Darüber hinaus gilt für die in der EVG organisierten Lokführer künftig wieder ein Tarifvertrag ihrer Gewerkschaft und nicht der konkurrierenden GDL. Die Deutsche Bahn erklärte, für diese Berufsgruppe seien die bisher geltenden Regeln "widerspruchsfrei" in das Tarifwerk der EVG übersetzt worden. "Es geht, wenn man will", sagte Personalvorstand Ulrich Weber. Auch ohne Streiks habe ein "gutes Ergebnis" erreicht werden können. Das Gehaltsplus bezeichnete Weber als "Kompromiss an der Grenze dessen, was möglich ist".

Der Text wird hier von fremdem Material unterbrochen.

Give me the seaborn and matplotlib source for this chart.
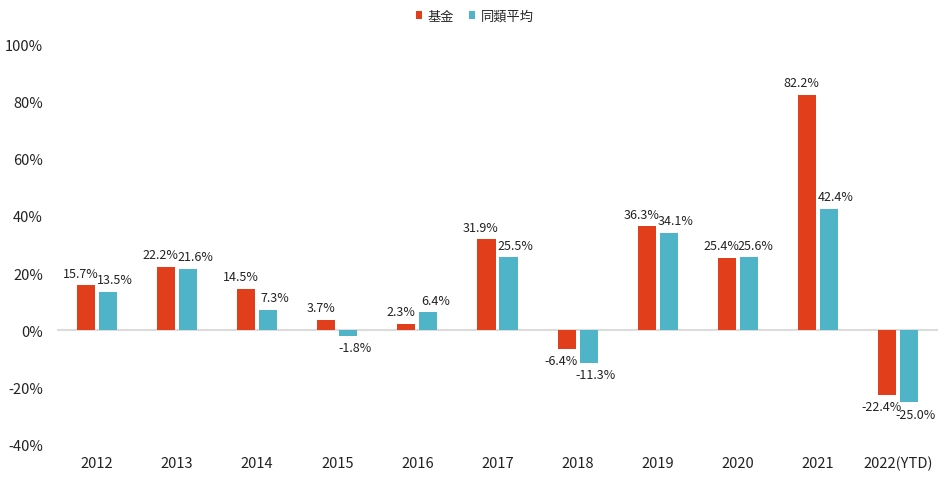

Der Tarifabschluss ist ein Fingerzeig in Richtung GDL. Die Deutsche Bahn gesteht ihr zwar einen eigenen Tarifvertrag für alle ihre Mitglieder zu, will aber sich widersprechende Regelungen innerhalb einer Berufsgruppe verhindern. Hält die Deutsche Bahn an dieser Maßgabe fest, hat die Einigung mit der EVG erste Fakten geschaffen. Gesteht der Konzern der Lokführergewerkschaft letztlich aber auch abweichende Regelungen zu, könnte damit die EVG das Nachsehen haben. Im Falle kollidierender Abschlüsse will die EVG deshalb von einem Sonderkündigungsrecht ihres Tarifvertrags Gebrauch machen.

Mit der GDL befindet sich die Deutsche Bahn seit Mittwochmittag in einer Schlichtung, bei dem der frühere brandenburgische Ministerpräsident Matthias Platzeck (SPD) und Thüringens Regierungschef Bodo Ramelow (Linke) mit am Verhandlungstisch sitzen. Ziel sei es, eine "tragfähige Lösung" für die "rechtmäßigen materiellen Forderungen" des Zugpersonals der GDL zu finden, erklärte Gewerkschaftschef Claus Weselsky. Durch die "unnötige Blockade" der Bahn habe bisher nicht über Verbesserungen bei Arbeitszeit und Schichtrhythmen für das Zugpersonal verhandelt werden können.

Die Schlichtung ist zunächst auf drei Wochen angesetzt, mit der Option auf eine Woche Verlängerung. Während der Zeit darf die GDL nicht zu Streiks aufrufen. In den vergangenen Monaten waren ihre Mitglieder neun Mal in einen Ausstand getreten.